What does telling this hard secret have to do with Truth (Big T variety)? It is a fact that I am not the first girl to be molested nor will I be the last. It (the poem) is only remotely about me, or even my friend, or even her grandfather. Here is where the Big T comes in: it is about the way men decide that women and girls are theirs for the taking. I know that somewhere a woman will read or hear my poem and relate. It is for her, and all of the rest that I tell the secret. Because I am a poet, my vehicle for telling is poetry.
You may wonder if the way the poem is written is accusatory of my friend. It is not. It speaks to her own silence. It is empathetic of that silence, while asserting that I could not deal with the silence. It isolated us both. Read the poem closely and you will see (I hope) that I have always suspected Debby was a victim too. I'd lay big money on that one. My regret is that we were never able to talk about it and be there for one another. She was sent to boarding school for junior high school and high school. I suspect that her parents knew what had happened and chose this way to protect her. I hope so.

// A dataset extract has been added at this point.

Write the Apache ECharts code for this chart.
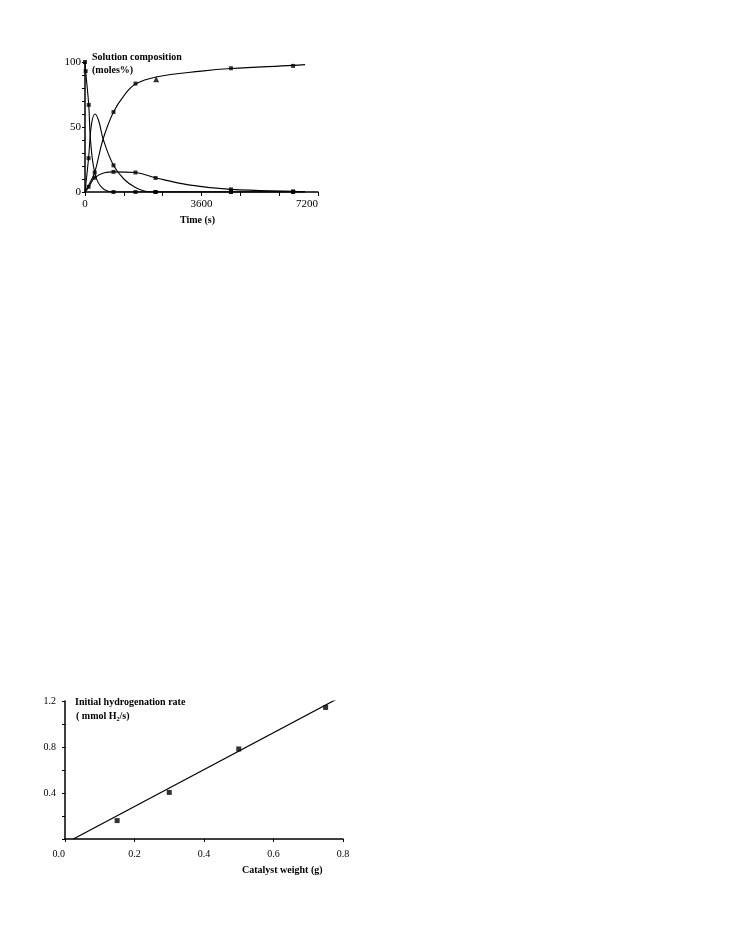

I have written about hard things for a long time. It is a need I have to be more myself and less hidden. I was always myself inside, but as a bit of an introvert I kept myself closed. Why rock the boat? Why risk judgement or even retribution? I decided a few years ago that I would not be quiet (good little girls are seen, not heard). I wanted to be heard. I am still good, just no longer quiet. Risk-taker, not rule-breaker.